|Project Creation: Floating World
Posted by Duncan Glenday, SoT Staff Writer on 2006-03-25 00:53:34
Hugo Flores's previous works with his band Sonic Pulsar have been well received on these pages, and we describe them as "somewhere between Ayreon and hard rock ... lightly metallic, very technical, well constructed and characterized by good melodies". Oh - and we added a "Well recommended". With Project Creation Flores takes a huge leap forward - this record is very melodic, well performed, reasonably complex and nicely structured - and above all, it's a damned nice listen.
Imagine a less-bombastic Ayreon album - or a more proggy version of Aina or Missa Mercuria. Like those, Project Creation is one man's vision, performed by a number of the genre's luminaries - it is a well coordinated collaboration of nine different high-caliber musicians and vocalists that sets it among the ranks of the better progressive rock operas. An interesting side-note - this is the first 'project' of its kind to emanate from Portugal, which is home to Flores and all of the guest artists.

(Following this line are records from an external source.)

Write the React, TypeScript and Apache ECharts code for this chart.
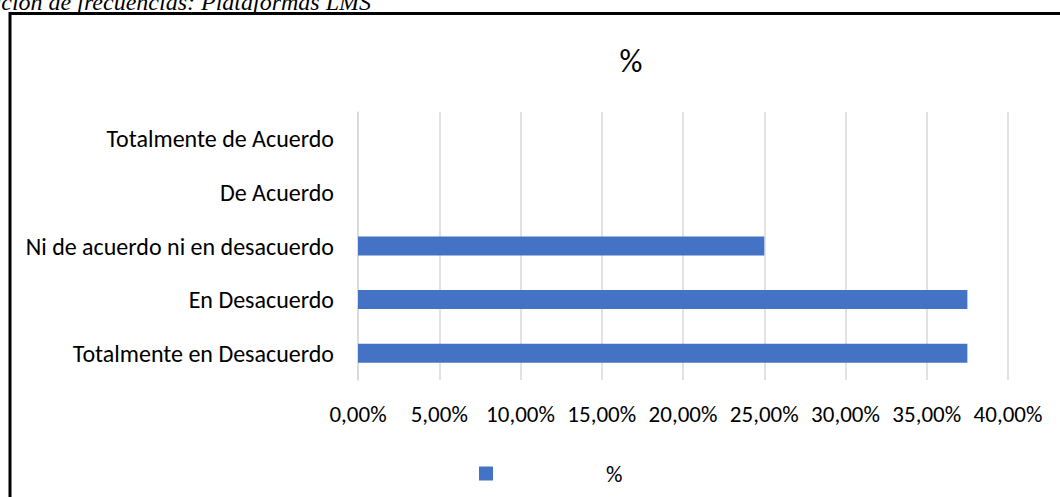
import React, { useEffect, useRef } from "react";
import * as echarts from "echarts";

const categories = [
  "Totalmente en Desacuerdo",
  "En Desacuerdo",
  "Ni de acuerdo ni en desacuerdo",
  "De Acuerdo",
  "Totalmente de Acuerdo",
];
const values = [37.5, 37.5, 25, 0, 0];
const seriesName = "%";
const headingText = "Distribución de frecuencias: Plataformas LMS";

export default function App() {
  const ref = useRef<HTMLDivElement>(null);
  useEffect(() => {
    if (!ref.current) return;
    const chart = echarts.init(ref.current, null, { renderer: "svg" });
    const labelFont = "Carlito, Lato, 'Open Sans', sans-serif";
    chart.setOption({
      animation: false,
      backgroundColor: "#ffffff",
      title: {
        text: "%",
        left: 626,
        top: 40,
        textAlign: "center",
        textStyle: { fontSize: 32, fontWeight: "normal", color: "#000", fontFamily: labelFont },
      },
      graphic: [
        {
          type: "text",
          x: 371,
          y: 14,
          style: {
            text: headingText,
            align: "right",
            verticalAlign: "bottom",
            font: "italic 24px 'Liberation Serif', 'Times New Roman', serif",
            fill: "#000",
          },
        },
        {
          type: "rect",
          shape: { x: 10, y: 13.5, width: 1100, height: 600 },
          style: { fill: "none", stroke: "#000", lineWidth: 3 },
          silent: true,
        },
      ],
      legend: {
        data: [seriesName],
        left: 474,
        top: 457,
        itemWidth: 14,
        itemHeight: 14,
        icon: "rect",
        textStyle: {
          fontSize: 23,
          color: "#000",
          fontFamily: labelFont,
          padding: [0, 0, 0, 108],
        },
      },
      grid: { left: 358, right: 52, top: 112, bottom: 117, containLabel: false },
      xAxis: {
        type: "value",
        min: 0,
        max: 40,
        interval: 5,
        axisLine: { show: false },
        axisTick: { show: false },
        splitLine: { show: true, lineStyle: { color: "#d9d9d9", width: 1.5 } },
        axisLabel: {
          formatter: (v: number) => v.toFixed(2).replace(".", ",") + "%",
          fontSize: 23,
          color: "#000",
          fontFamily: labelFont,
          margin: 22,
        },
      },
      yAxis: {
        type: "category",
        data: categories,
        axisLine: { show: true, lineStyle: { color: "#d9d9d9", width: 1.5 } },
        axisTick: { show: false },
        axisLabel: { fontSize: 24, color: "#000", fontFamily: labelFont, margin: 24 },
      },
      series: [
        {
          name: seriesName,
          type: "bar",
          data: values,
          barWidth: 19,
          itemStyle: { color: "#4472C4" },
        },
      ],
    });
    return () => chart.dispose();
  }, []);
  return (
    <div
      ref={ref}
      style={{ position: "fixed", left: 0, top: 0, width: 1060, height: 497 }}
    />
  );
}
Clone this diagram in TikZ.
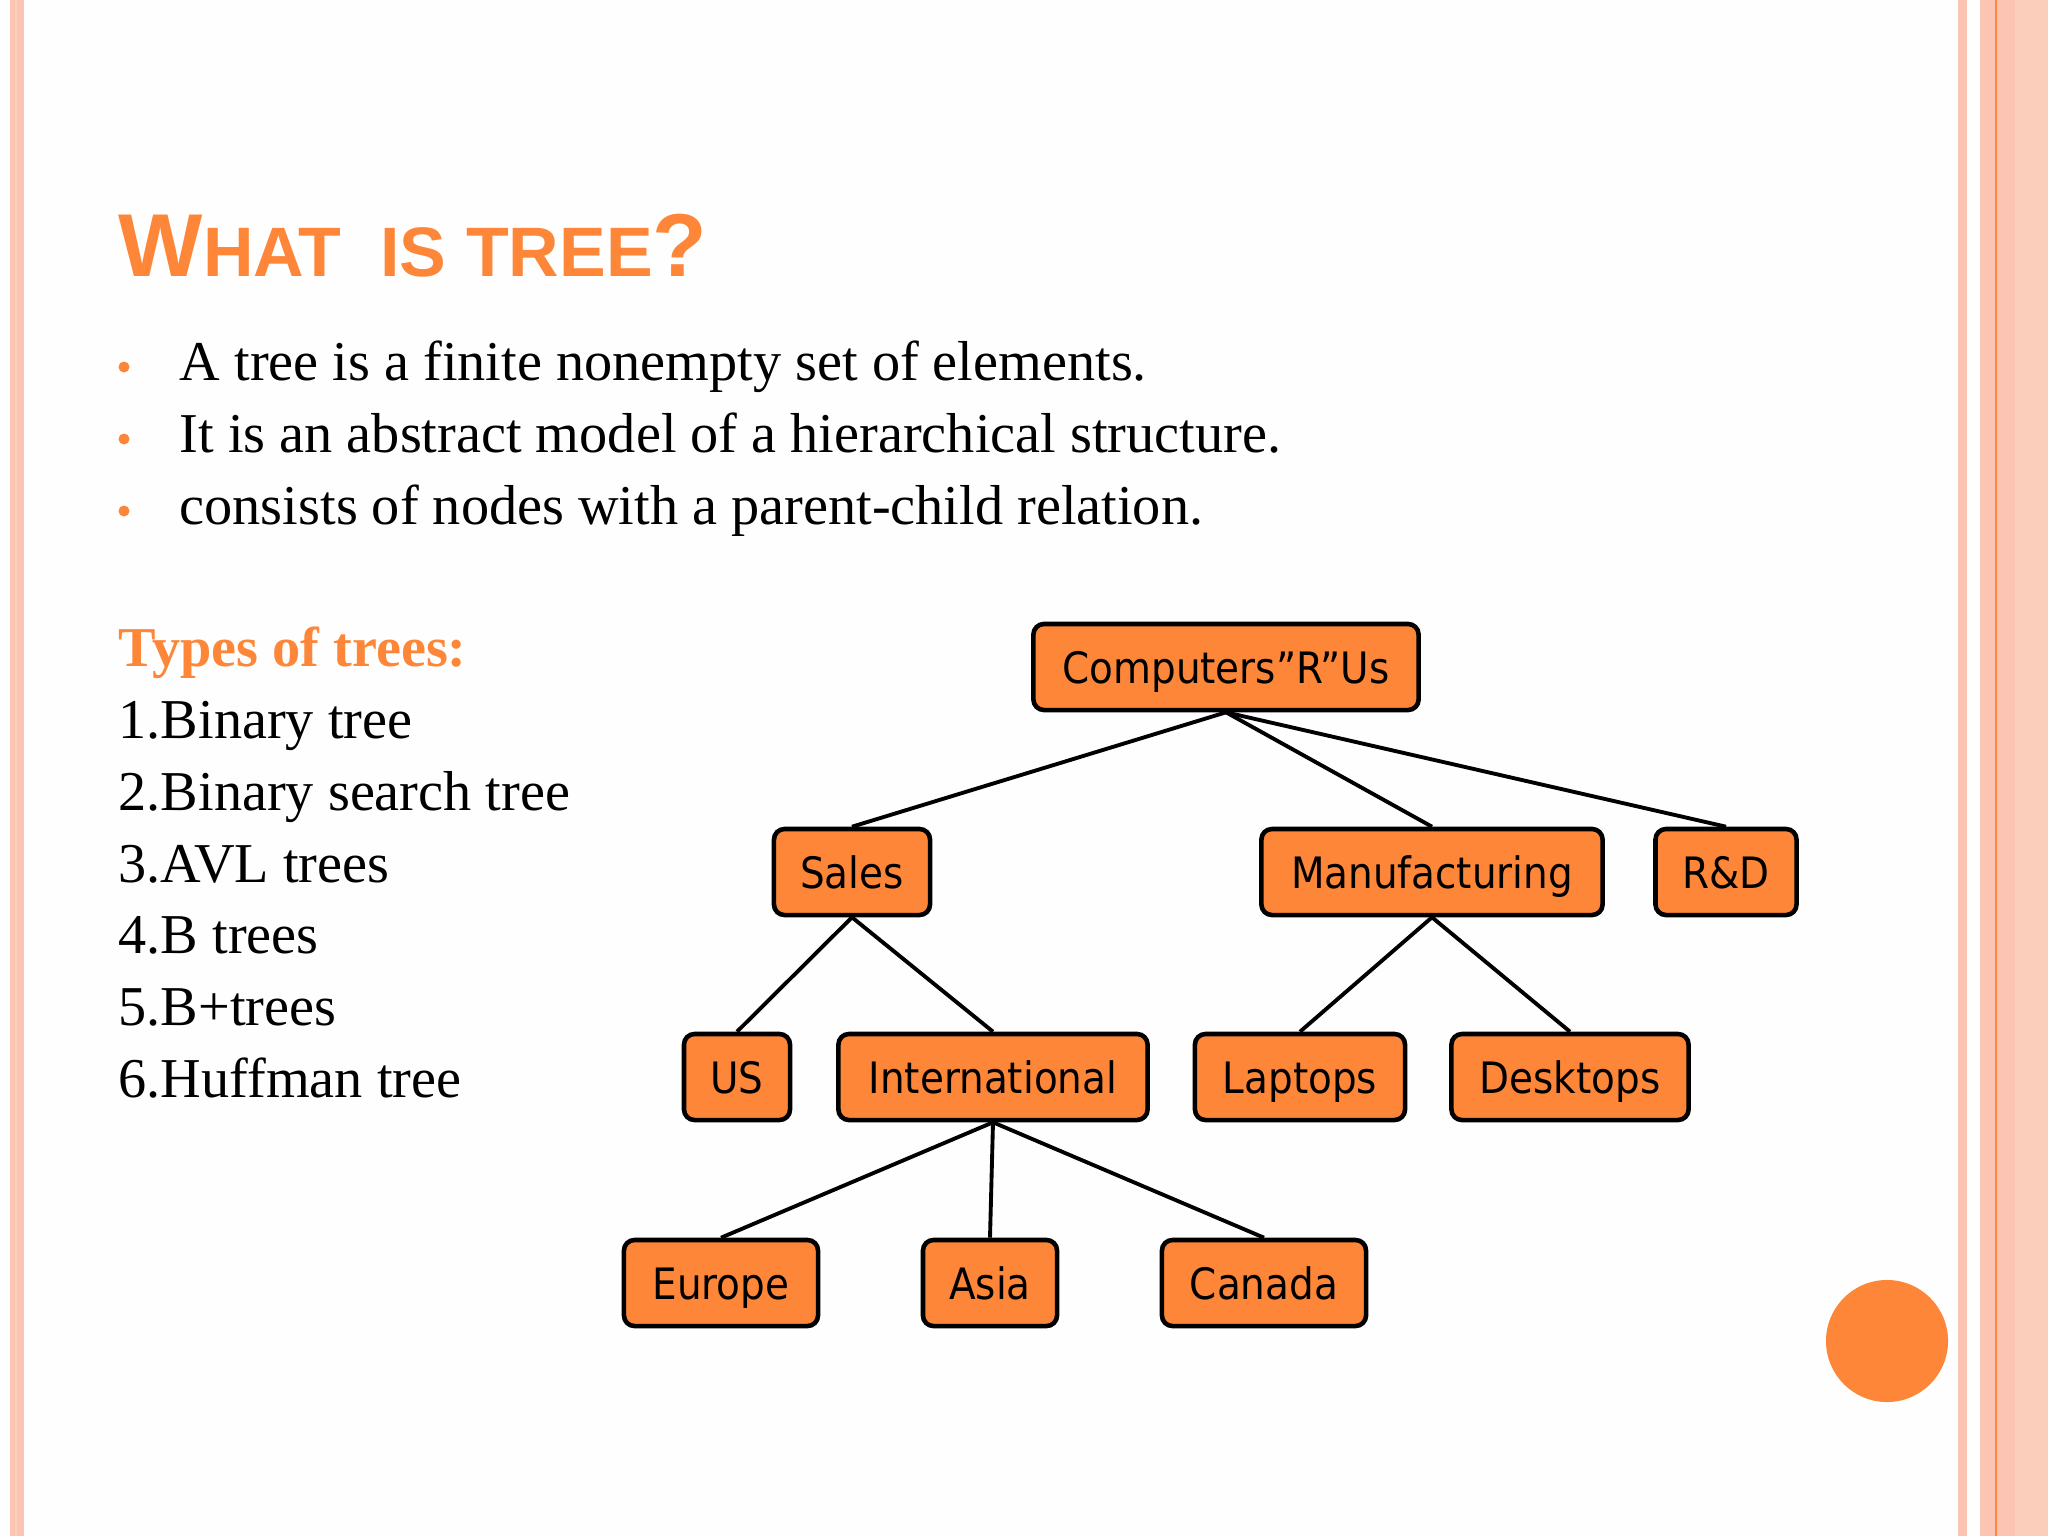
\documentclass[tikz,border=0pt]{standalone}
\usepackage{fontspec}
\setmainfont{Liberation Serif}
\newfontfamily\titlefont{Liberation Sans}
\newfontfamily\boxfont{DejaVu Sans Condensed}
\usepackage{xcolor}
\usetikzlibrary{positioning}
\definecolor{accent}{RGB}{253,134,56}
\definecolor{framepink}{RGB}{252,196,178}
\definecolor{framelight}{RGB}{251,206,188}
\definecolor{paper}{RGB}{253,254,253}

\begin{document}
\begin{tikzpicture}[
    x=0.01cm, y=-0.01cm,
    box/.style={draw, line width=1.3pt, rounded corners=3pt, fill=accent, minimum height=0.86cm, inner sep=0pt, text height=11pt, text depth=1.8pt, font=\boxfont\fontsize{12.3}{15}\selectfont},
    link/.style={line width=1.1pt},
    body/.style={anchor=base west, inner sep=0pt, font=\fontsize{16}{19}\selectfont},
    dot/.style={circle, fill=accent, inner sep=0pt, minimum size=0.11cm}
]
% page and frame
\fill[paper] (0,0) rectangle (2048,1536);
\useasboundingbox (0,0) rectangle (2048,1536);
\fill[framepink] (10,0) rectangle (24,1536);
\fill[framelight] (15,0) rectangle (17,1536);
\fill[framepink] (1958,0) rectangle (1967,1536);
\fill[framepink] (1980,0) rectangle (2048,1536);
\fill[framelight] (2015,0) rectangle (2048,1536);
\draw[accent, line width=0.6pt] (1996,0) -- (1996,1536);
\node[circle, fill=accent, inner sep=0pt, minimum size=1.22cm] (deco) at (1887,1341) {};

% title and bullets
\node[anchor=base west, inner sep=0pt, text=accent, font=\titlefont\bfseries] (title) at (118,276)
    {\fontsize{25.4}{30}\selectfont W\fontsize{19.9}{24}\selectfont HAT\ \ IS TREE\fontsize{25.4}{30}\selectfont ?};
\node[dot] (d1) at (124,367) {};
\node[dot] (d2) at (124,439) {};
\node[dot] (d3) at (124,511) {};
\node[body] (b1) at (179,380) {A tree is a finite nonempty set of elements.};
\node[body] (b2) at (179,452) {It is an abstract model of a hierarchical structure.};
\node[body] (b3) at (179,524) {consists of nodes with a parent-child relation.};

% list of tree types
\node[body, text=accent, font=\fontsize{16}{19}\selectfont\bfseries] (types) at (118,666) {Types of trees:};
\node[body] (t1) at (118,738) {1.Binary tree};
\node[body] (t2) at (118,810) {2.Binary search tree};
\node[body] (t3) at (118,882) {3.AVL trees};
\node[body] (t4) at (118,953) {4.B trees};
\node[body] (t5) at (118,1025) {5.B+trees};
\node[body] (t6) at (118,1097) {6.Huffman tree};

% tree
\node[box, minimum width=3.85cm] (root) at (1226,667) {Computers”R”Us};
\node[box, minimum width=1.56cm] (sales) at (852,872) {Sales};
\node[box, minimum width=3.41cm] (manuf) at (1432,872) {Manufacturing};
\node[box, minimum width=1.41cm] (rnd) at (1726,872) {R\&D};
\node[box, minimum width=1.06cm] (us) at (737,1077) {US};
\node[box, minimum width=3.09cm] (intl) at (993,1077) {International};
\node[box, minimum width=2.10cm] (laptops) at (1300,1077) {Laptops};
\node[box, minimum width=2.37cm] (desktops) at (1570,1077) {Desktops};
\node[box, minimum width=1.94cm] (europe) at (721,1283) {Europe};
\node[box, minimum width=1.34cm] (asia) at (990,1283) {Asia};
\node[box, minimum width=2.04cm] (canada) at (1264,1283) {Canada};
\draw[link] (root.south) -- (sales.north);
\draw[link] (root.south) -- (manuf.north);
\draw[link] (root.south) -- (rnd.north);
\draw[link] (sales.south) -- (us.north);
\draw[link] (sales.south) -- (intl.north);
\draw[link] (manuf.south) -- (laptops.north);
\draw[link] (manuf.south) -- (desktops.north);
\draw[link] (intl.south) -- (europe.north);
\draw[link] (intl.south) -- (asia.north);
\draw[link] (intl.south) -- (canada.north);
\end{tikzpicture}
\end{document}
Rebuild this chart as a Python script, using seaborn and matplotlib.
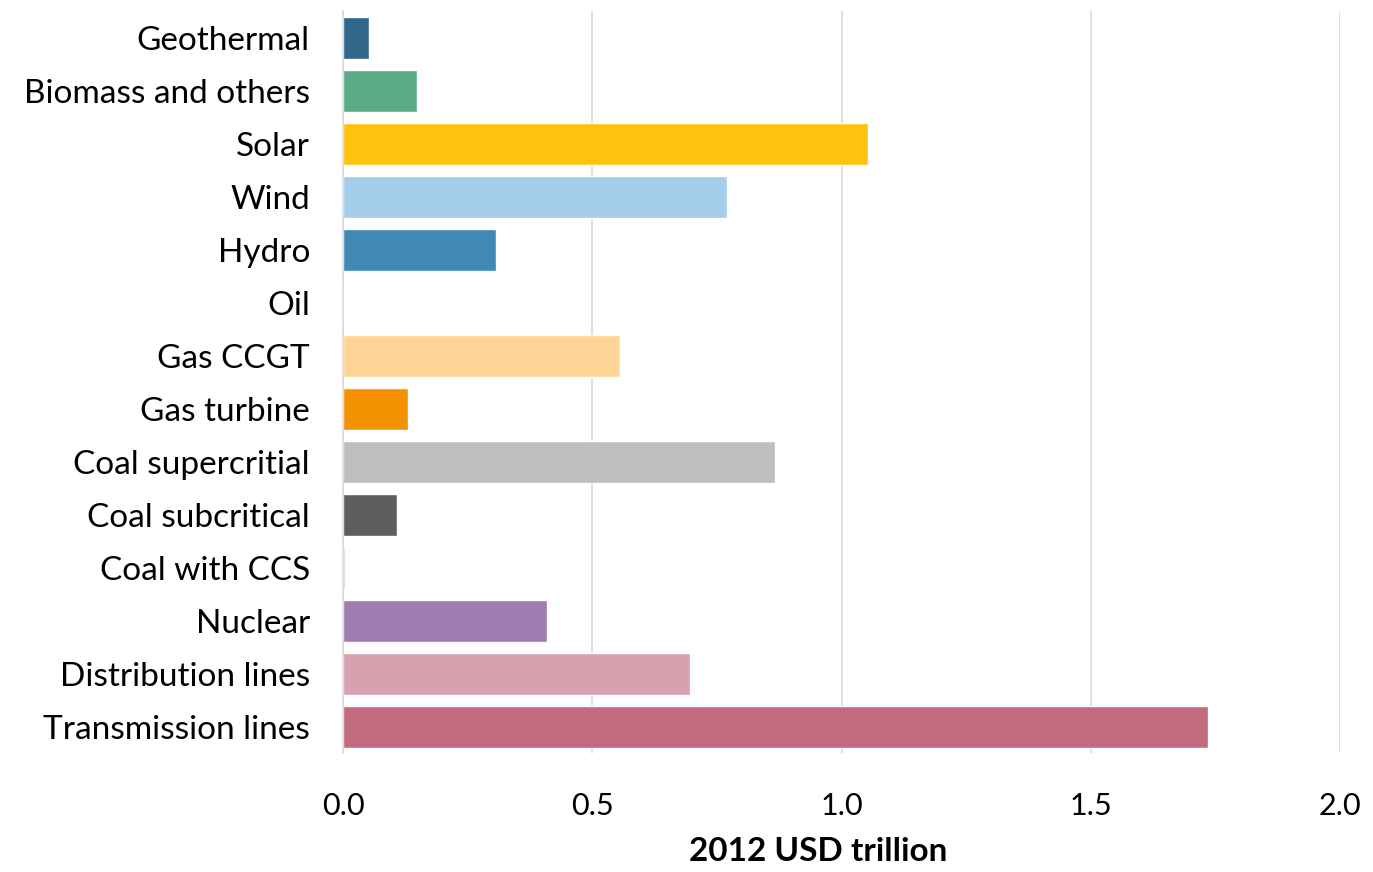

The Floating World tells the unlikely sci-fi story of a dying planet whose inhabitants float off on some craft described as an artificial satellite (a 'floating world', you see) in search of a new world to occupy. Opening track "The Floating World" describes the planet-like space ship, track 2 "Living Under A Blue Sky" is the travelers' recollections of home, track 3 describes "The Desert Planet" they've discovered and plan to revitalize, and track 4 "The Civilization" describes the culture that has developed on their floating world craft thingy. Together, these form a 21-minute introduction to the record's theme, and the piece evolves from there - both musically, and in the storyline. Flores won't expect any offers from Hollywood for his scriptwriting, but as with all good concept pieces, the story adds an important dimension and cohesion to the whole album. Click here to view an interesting video 'teaser'. Hugo plans to have "The Floating World" as a single, and has spoken about making it into a 3D/CGI video.
Every song is different, although all share a slightly spacey feel, good melodies and a very full sound. The variety is enhanced by contributions from cello, flute sax, imaginative synthesizer sounds and three separate vocalists. Flores makes good use of the rich female vocal tones of Alda Reis, and the multi-part choruses - particularly the female choruses - are some of the more pleasing components of the record. The English-language lyrics are lightly accented, and male vocalist 'Linx' delivers a clean, well controlled performance - not the strongest you'll hear, but the songwriting has been crafted around his style. Good piano work yields some of the nicer moments, and the only instrument that is surprisingly under-utilized is the wonderful guitar lines that were so central to the success of Flores's previous albums. And unlike Sonic Pulsar, when wearing his Project Creation hat, Flores thankfully uses a real drummer.
It is impossible to describe this music without making comparisons to Ayreon. Project Creation is more contained, not as over-produced, and it doesn't share quite the same flair, but it shares the pleasing melodies, diverse songwriting and imaginative compositions. There's nothing new here, but it's a well constructed, very enjoyable body of work. This was Part 1, and Flores has plans to release parts 2 and 3. And if he continues the growth we've witnessed since the first Sonic Pulsar album, expect big things from the Iberian peninsula. And like our closing comment on the last Sonic Pulsar album - we'll close with a "Well recommended."